Kein Lob erhielt Dobrindt von Bündnis 90/Die Grünen. Sven-Christian Kindler hielt ihm vor, die Infrastruktur weiter auf Verschleiß zu fahren. Es gebe ein riesiges Defizit beim Erhalt und der Sanierung von Verkehrswegen, doch "im Haushalt gehen Sie das Problem überhaupt nicht an". Die zusätzlichen fünf Milliarden, die Dobrindt jetzt für vier Jahre in den Haushalt einstellen wolle, seien überwiegend für den Neubau von Straßen vorgesehen.
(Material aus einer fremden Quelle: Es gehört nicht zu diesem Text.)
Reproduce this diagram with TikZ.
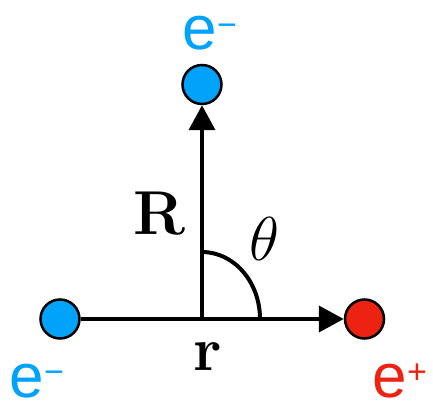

Man müsse aber vor allem in den Erhalt investieren, sowie in "sinnvolle Zukunftsprojekte, die auch wichtig für den Klimaschutz sind". Zu Dobrindts Plänen für den Ausbau der digitalen Infrastruktur sagte Kindler: "Bis jetzt ist das alles nur virtuelle Realität." In Dobrindts Haushaltsrede wollte der Grüne "null Substanz, nur markige Sprüche" erkannt haben. "Der Bundestag ist kein CSU-Parteitag", hielt er Dobrindt entgegen. Dieser betreibe "CSU-Klientelpolitik". Kindler warnte vor einer "Bevorzugung Bayerns" im neuen Bundesverkehrswegeplan. Weil er in diesem Zusammenhang von einer blau-weißen Fahne gesprochen hatte, wies im Anschluss Bundestagsvizepräsidentin Claudia Roth (Bündnis 90/Die Grünen) darauf hin, dass die Fahne Bayerns weiß-blau sei. Blau-weiß seien die Farben von Schalke und Dobrindt sei gewiss kein Schalke-Fan.

Reinhold Sendker (CDU) verwies auf die Aufgabe der Verkehrspolitik, die Verkehrssicherheit zu erhöhen. Die Zahl der Verkehrstoten pro Tag sei seit 1970 von 58 auf neun zurückgegangen. Man sei "erkennbar auf einem guten Weg, diese Zahl weiter zu senken".